Here is a You Tube video of yesterday's startup trial:
http://www.youtube.com/watch?v=Zz5nTzEFgNk&feature=g-upl&context=G25101fcAUAAAAAAAAAA
And a pic :)
Thank you VERY much, all of you, that contributed, answered... It has involved contributions from no fewer than 6 forums to get this all to work out, and various disciplines... You guys simply rock.
gandalf, i am glad, sigmund worked for you (it has worked for me several times already) and congratulations for your success!

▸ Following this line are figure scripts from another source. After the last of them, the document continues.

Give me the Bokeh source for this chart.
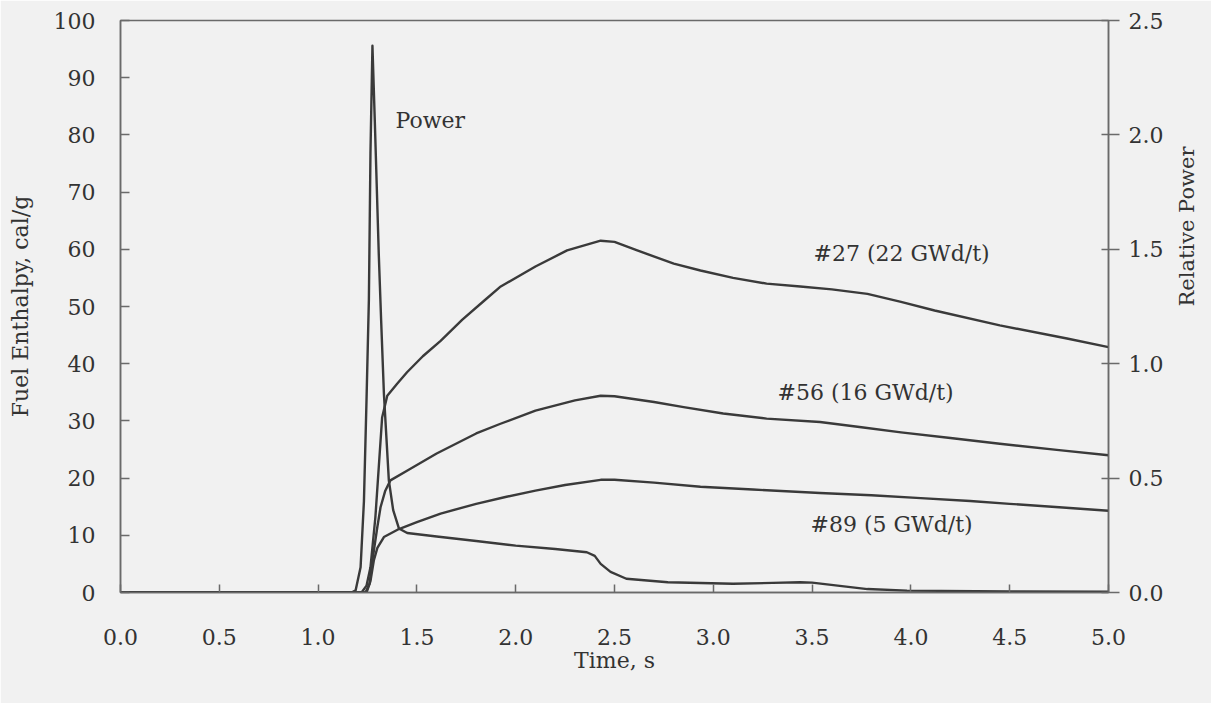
import math
from bokeh.plotting import figure
from bokeh.models import Range1d, LinearAxis, FixedTicker, PrintfTickFormatter
from bokeh.core.properties import value
from bokeh.embed import file_html
from bokeh.resources import INLINE

# ---------------- data ----------------
x_ticks = [0.0, 0.5, 1.0, 1.5, 2.0, 2.5, 3.0, 3.5, 4.0, 4.5, 5.0]
y_left_ticks = [0, 10, 20, 30, 40, 50, 60, 70, 80, 90, 100]
y_right_ticks = [0.0, 0.5, 1.0, 1.5, 2.0, 2.5]

# Relative power
t_power = [0.0, 1.17, 1.19, 1.215, 1.232, 1.245, 1.257, 1.265, 1.275, 1.287, 1.307,
           1.319, 1.333, 1.358, 1.38, 1.409, 1.451, 1.6, 1.8, 2.0, 2.2, 2.36, 2.40,
           2.43, 2.48, 2.56, 2.77, 3.1, 3.3, 3.44, 3.5, 3.78, 3.98, 4.5, 5.0]
power = [0.0, 0.0, 0.01, 0.11, 0.40, 0.84, 1.28, 1.92, 2.39, 2.06, 1.48,
         1.19, 0.87, 0.49, 0.36, 0.28, 0.26, 0.245, 0.225, 0.205, 0.19, 0.176, 0.16,
         0.125, 0.09, 0.06, 0.045, 0.038, 0.042, 0.045, 0.043, 0.015, 0.008, 0.005, 0.003]

# Fuel enthalpy, rod #27 (22 GWd/t)
t27 = [0.0, 1.22, 1.245, 1.265, 1.29, 1.307, 1.324, 1.35, 1.40, 1.45, 1.53, 1.62,
       1.73, 1.84, 1.92, 2.1, 2.26, 2.43, 2.5, 2.615, 2.8, 2.935, 3.1, 3.27, 3.44,
       3.6, 3.78, 3.95, 4.12, 4.45, 4.79, 5.0]
e27 = [0.0, 0.0, 1.2, 4.4, 13.2, 21.9, 30.6, 34.4, 36.5, 38.5, 41.3, 44.0,
       47.7, 51.0, 53.4, 57.0, 59.8, 61.5, 61.3, 59.8, 57.5, 56.3, 55.0, 54.0, 53.5,
       53.0, 52.2, 50.8, 49.3, 46.7, 44.4, 42.9]

# Fuel enthalpy, rod #56 (16 GWd/t)
t56 = [0.0, 1.24, 1.26, 1.282, 1.30, 1.316, 1.34, 1.366, 1.45, 1.6, 1.8, 1.923,
       2.1, 2.3, 2.43, 2.5, 2.7, 2.85, 3.05, 3.27, 3.54, 3.75, 3.95, 4.2, 4.45, 4.75, 5.0]
e56 = [0.0, 0.0, 1.5, 7.3, 11.5, 14.9, 17.8, 19.6, 21.3, 24.3, 27.8, 29.5,
       31.8, 33.6, 34.4, 34.3, 33.3, 32.4, 31.3, 30.4, 29.8, 28.9, 28.0, 27.0, 26.0, 24.9, 24.0]

# Fuel enthalpy, rod #89 (5 GWd/t)
t89 = [0.0, 1.245, 1.265, 1.282, 1.30, 1.333, 1.409, 1.5, 1.62, 1.8, 1.948, 2.1,
       2.25, 2.43, 2.5, 2.7, 2.935, 3.2, 3.54, 3.8, 4.05, 4.3, 4.5, 4.75, 5.0]
e89 = [0.0, 0.0, 2.0, 5.6, 7.8, 9.7, 11.1, 12.3, 13.8, 15.5, 16.7, 17.8,
       18.8, 19.7, 19.7, 19.2, 18.5, 18.0, 17.4, 17.0, 16.5, 16.0, 15.5, 14.9, 14.3]

# ---------------- styling ----------------
FONT = "DejaVu Serif"
BG = "#f1f1f1"
INK = "#333333"
LINE = "#3a3a3a"
AXIS = "#6a6a6a"

p = figure(
    frame_width=988, frame_height=572,
    min_border_left=120, min_border_right=103, min_border_top=20, min_border_bottom=111,
    x_range=Range1d(0, 5), y_range=Range1d(0, 100),
    output_backend="svg", toolbar_location=None,
    background_fill_color=BG, border_fill_color=BG,
)
p.extra_y_ranges = {"power": Range1d(0, 2.5)}
p.grid.visible = False
p.outline_line_color = AXIS
p.outline_line_width = 1.5

# bottom axis
xa = p.xaxis[0]
xa.ticker = FixedTicker(ticks=x_ticks)
xa.formatter = PrintfTickFormatter(format="%.1f")
xa.axis_label = "Time, s"
xa.major_tick_in = 8
xa.major_tick_out = 0
xa.major_label_standoff = 36
xa.axis_label_standoff = 0

# left axis
ya = p.yaxis[0]
ya.ticker = FixedTicker(ticks=y_left_ticks)
ya.axis_label = "Fuel Enthalpy, cal/g"
ya.major_tick_in = 9
ya.major_tick_out = 0
ya.major_label_standoff = 25
ya.axis_label_standoff = 18

# right axis (ticks and numbers)
ra = LinearAxis(y_range_name="power", ticker=FixedTicker(ticks=y_right_ticks),
                formatter=PrintfTickFormatter(format="%.1f"))
ra.major_tick_in = 7
ra.major_tick_out = 11
ra.major_label_standoff = 9
p.add_layout(ra, "right")

for ax in [xa, ya, ra]:
    ax.axis_line_color = AXIS
    ax.axis_line_width = 1.5
    ax.major_tick_line_color = AXIS
    ax.major_tick_line_width = 1.5
    ax.minor_tick_line_color = None
    ax.major_label_text_font = FONT
    ax.major_label_text_font_size = "22px"
    ax.major_label_text_color = INK
    ax.axis_label_text_font = FONT
    ax.axis_label_text_font_size = "22px"
    ax.axis_label_text_font_style = "normal"
    ax.axis_label_text_color = INK

# right axis title: an unticked companion axis whose span places the title
# a little above the middle of the plot, reading bottom-to-top as in the reference
rt = LinearAxis(y_range_name="power", ticker=FixedTicker(ticks=[]), bounds=(0, 2.01),
                axis_label="Relative Power", axis_label_orientation=math.pi / 2,
                axis_line_color=None, major_tick_line_color=None, minor_tick_line_color=None,
                major_tick_in=0, major_tick_out=0, major_label_standoff=0,
                axis_label_standoff=20, axis_label_text_font=FONT,
                axis_label_text_font_size="21px", axis_label_text_font_style="normal",
                axis_label_text_color=INK)
p.add_layout(rt, "right")

# curves
p.line(t_power, power, y_range_name="power", line_color=LINE, line_width=2.4, line_join="round")
p.line(t27, e27, line_color=LINE, line_width=2.4, line_join="round")
p.line(t56, e56, line_color=LINE, line_width=2.4, line_join="round")
p.line(t89, e89, line_color=LINE, line_width=2.4, line_join="round")

# curve labels
p.text(x=[1.392, 3.507, 3.325, 3.492], y=[82.5, 59.3, 35.0, 11.9],
       text=["Power", "#27 (22 GWd/t)", "#56 (16 GWd/t)", "#89 (5 GWd/t)"],
       text_font=value(FONT), text_font_size="22px", text_color=INK,
       text_align="left", text_baseline="middle")

open("out.html", "w").write(file_html(p, INLINE))
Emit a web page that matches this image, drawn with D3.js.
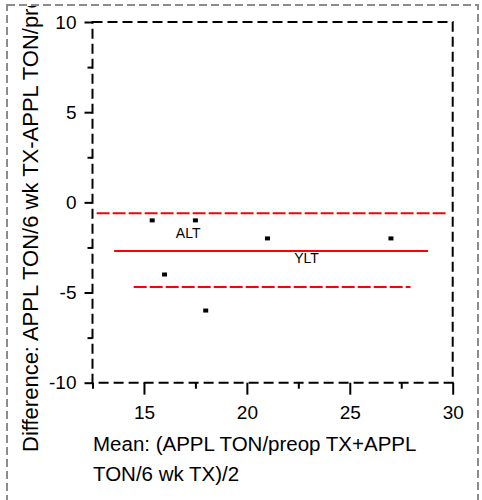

i think its a really fascinating idea.
(if your project wouldn´t have been so interesting, i wouldn´t have taken the time to lecture you about possible misconceptions :-)
hans
Haha! thanks :)
honestly there is so much ground to cover in Max, and also hard to keep my "schooling" refreshed in the fields, that I am sure I have several misconceptions brewing as we speak, lol ... Its good whenever something can get pointed out.
There's also fzero~, which comes with Max.
gandalf: read the first like, half chapter of this book, (read especially page 2 in chapter 1: sinusoids, amplitude and frequency)
and youll understand how the computer is generating sound.
it just spits out voltage numbers to control a speaker (inbetween 1 and -1) and thats all sound is. it spits those numbers out at a sampling rate, so like 44.1 khz, means 44100 samples of a sound wave per second, so if you have a squarewave being generated by the program with the pulse-width at exactly 0.50, it will be outputting +1 for 22050 samples, then -1 for 22050 samples (if the freqency is 1 hz)
in order for something to detect frequency, it has to be able to detect the pattern of what is being sent in.
for it to do this with a squarewave, it has to understand that its supposed to be outputting a 1 to -1 transition over 44100 samples, then it would have to detect when that pattern repeats and detect how many times it repeats over 1 second in order to get the frequency of the input, now if you put something like reverb on to that input, its starting to add complex distortion to the signal which would be very complex to detect where the sound input repeats its algorithm used to create the tone.
Hello Gandalf. Would you mind sharing your patch?